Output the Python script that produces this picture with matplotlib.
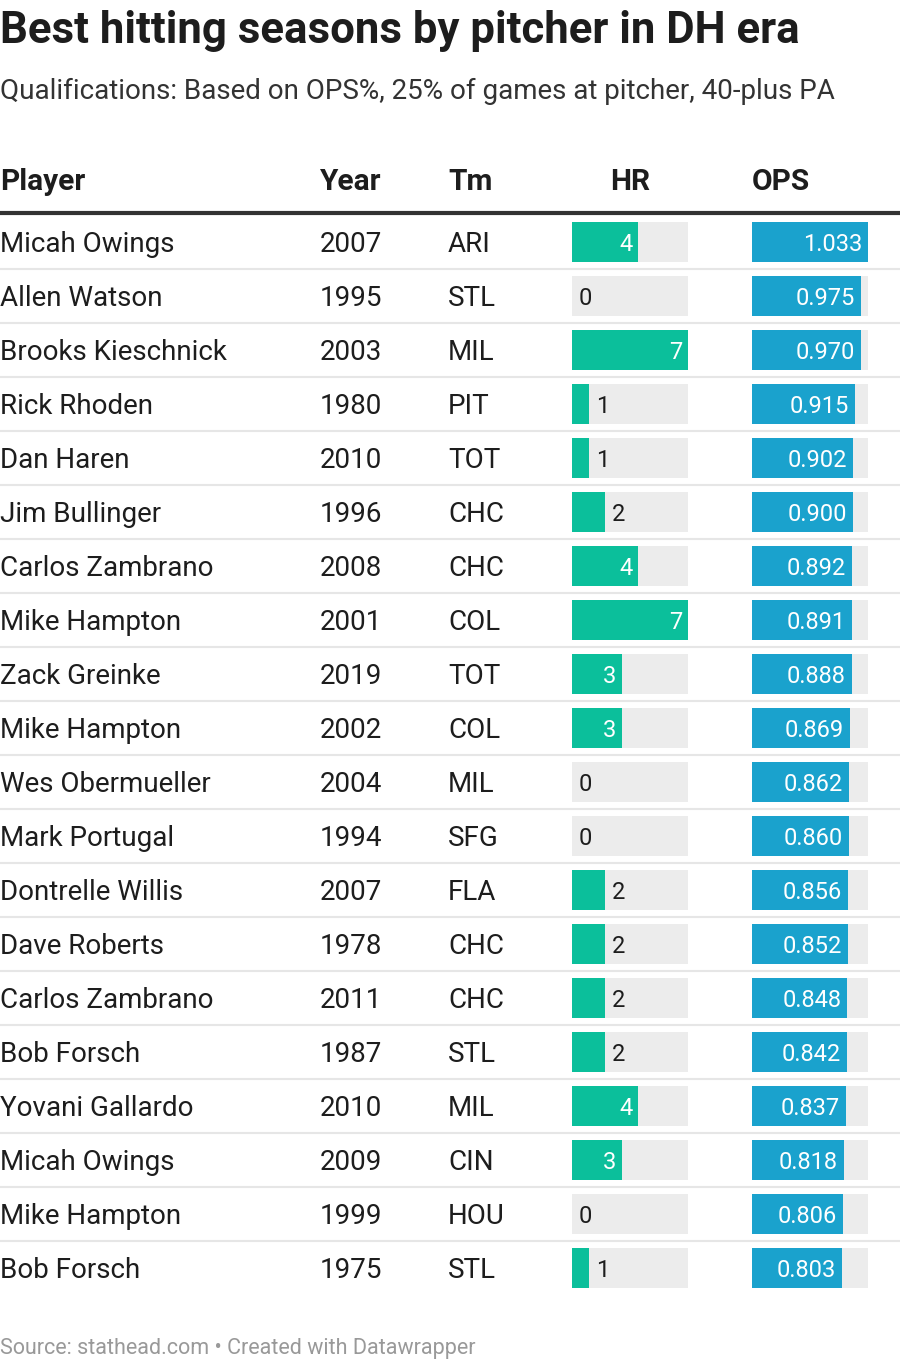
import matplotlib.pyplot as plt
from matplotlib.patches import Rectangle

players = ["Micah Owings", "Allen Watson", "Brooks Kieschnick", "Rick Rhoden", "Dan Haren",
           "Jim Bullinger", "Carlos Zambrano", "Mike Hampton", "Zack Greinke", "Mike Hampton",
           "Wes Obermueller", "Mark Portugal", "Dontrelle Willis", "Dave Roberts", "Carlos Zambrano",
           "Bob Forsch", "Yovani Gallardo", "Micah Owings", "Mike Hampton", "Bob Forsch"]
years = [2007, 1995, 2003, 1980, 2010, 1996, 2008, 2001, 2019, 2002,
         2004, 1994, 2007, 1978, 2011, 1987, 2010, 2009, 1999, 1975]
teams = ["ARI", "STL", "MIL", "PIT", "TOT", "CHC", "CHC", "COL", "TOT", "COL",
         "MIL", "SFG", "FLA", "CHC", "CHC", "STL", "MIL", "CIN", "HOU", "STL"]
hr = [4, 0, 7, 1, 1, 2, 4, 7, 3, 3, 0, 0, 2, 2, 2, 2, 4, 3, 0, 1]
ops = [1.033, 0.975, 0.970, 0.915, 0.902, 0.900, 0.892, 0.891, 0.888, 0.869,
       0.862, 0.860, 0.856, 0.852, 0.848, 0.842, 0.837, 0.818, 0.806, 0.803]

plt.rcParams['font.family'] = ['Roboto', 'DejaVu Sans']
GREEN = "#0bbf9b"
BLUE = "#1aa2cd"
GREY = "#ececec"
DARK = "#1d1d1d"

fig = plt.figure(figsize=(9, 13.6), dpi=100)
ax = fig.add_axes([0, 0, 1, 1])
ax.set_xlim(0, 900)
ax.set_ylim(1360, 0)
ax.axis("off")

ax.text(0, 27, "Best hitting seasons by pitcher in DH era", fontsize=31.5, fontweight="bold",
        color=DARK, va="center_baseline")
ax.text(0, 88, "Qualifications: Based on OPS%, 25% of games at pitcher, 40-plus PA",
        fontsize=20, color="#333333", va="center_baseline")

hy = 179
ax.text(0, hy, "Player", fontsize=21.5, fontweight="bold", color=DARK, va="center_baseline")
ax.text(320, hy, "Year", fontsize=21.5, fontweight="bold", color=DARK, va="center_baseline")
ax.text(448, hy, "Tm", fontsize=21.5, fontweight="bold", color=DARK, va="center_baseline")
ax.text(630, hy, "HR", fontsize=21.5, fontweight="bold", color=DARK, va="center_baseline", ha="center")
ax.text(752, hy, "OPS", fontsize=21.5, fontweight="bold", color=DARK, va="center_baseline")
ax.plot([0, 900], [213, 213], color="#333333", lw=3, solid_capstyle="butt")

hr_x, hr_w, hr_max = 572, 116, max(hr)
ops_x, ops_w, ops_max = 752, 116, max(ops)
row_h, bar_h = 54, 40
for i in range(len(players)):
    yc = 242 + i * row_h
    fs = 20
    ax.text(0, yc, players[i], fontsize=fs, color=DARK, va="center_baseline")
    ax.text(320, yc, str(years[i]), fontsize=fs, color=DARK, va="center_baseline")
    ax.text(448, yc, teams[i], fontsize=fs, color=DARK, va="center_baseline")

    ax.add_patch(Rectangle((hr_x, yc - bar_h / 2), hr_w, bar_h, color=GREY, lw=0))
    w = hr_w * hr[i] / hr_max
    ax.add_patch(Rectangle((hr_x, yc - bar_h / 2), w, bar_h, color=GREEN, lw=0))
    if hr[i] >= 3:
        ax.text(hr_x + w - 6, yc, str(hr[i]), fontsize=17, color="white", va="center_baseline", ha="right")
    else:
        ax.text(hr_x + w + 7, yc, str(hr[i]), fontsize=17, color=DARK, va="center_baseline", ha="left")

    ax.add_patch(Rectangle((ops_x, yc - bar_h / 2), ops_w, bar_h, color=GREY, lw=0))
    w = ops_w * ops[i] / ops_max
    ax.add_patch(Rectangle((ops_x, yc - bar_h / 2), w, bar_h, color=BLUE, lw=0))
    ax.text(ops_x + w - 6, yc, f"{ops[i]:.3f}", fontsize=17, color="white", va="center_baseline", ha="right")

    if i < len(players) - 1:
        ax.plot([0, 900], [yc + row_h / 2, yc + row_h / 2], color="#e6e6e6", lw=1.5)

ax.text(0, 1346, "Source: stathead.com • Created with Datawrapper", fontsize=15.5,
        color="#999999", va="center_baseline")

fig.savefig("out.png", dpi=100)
——
- Problem
Set the lines above down again, word for word, from the first through the one containing "from matplotlib.patches import Rectangle"; pictures excluded.

- Exercise result
Output the Python script that produces this picture with matplotlib.
import matplotlib.pyplot as plt
from matplotlib.patches import Rectangle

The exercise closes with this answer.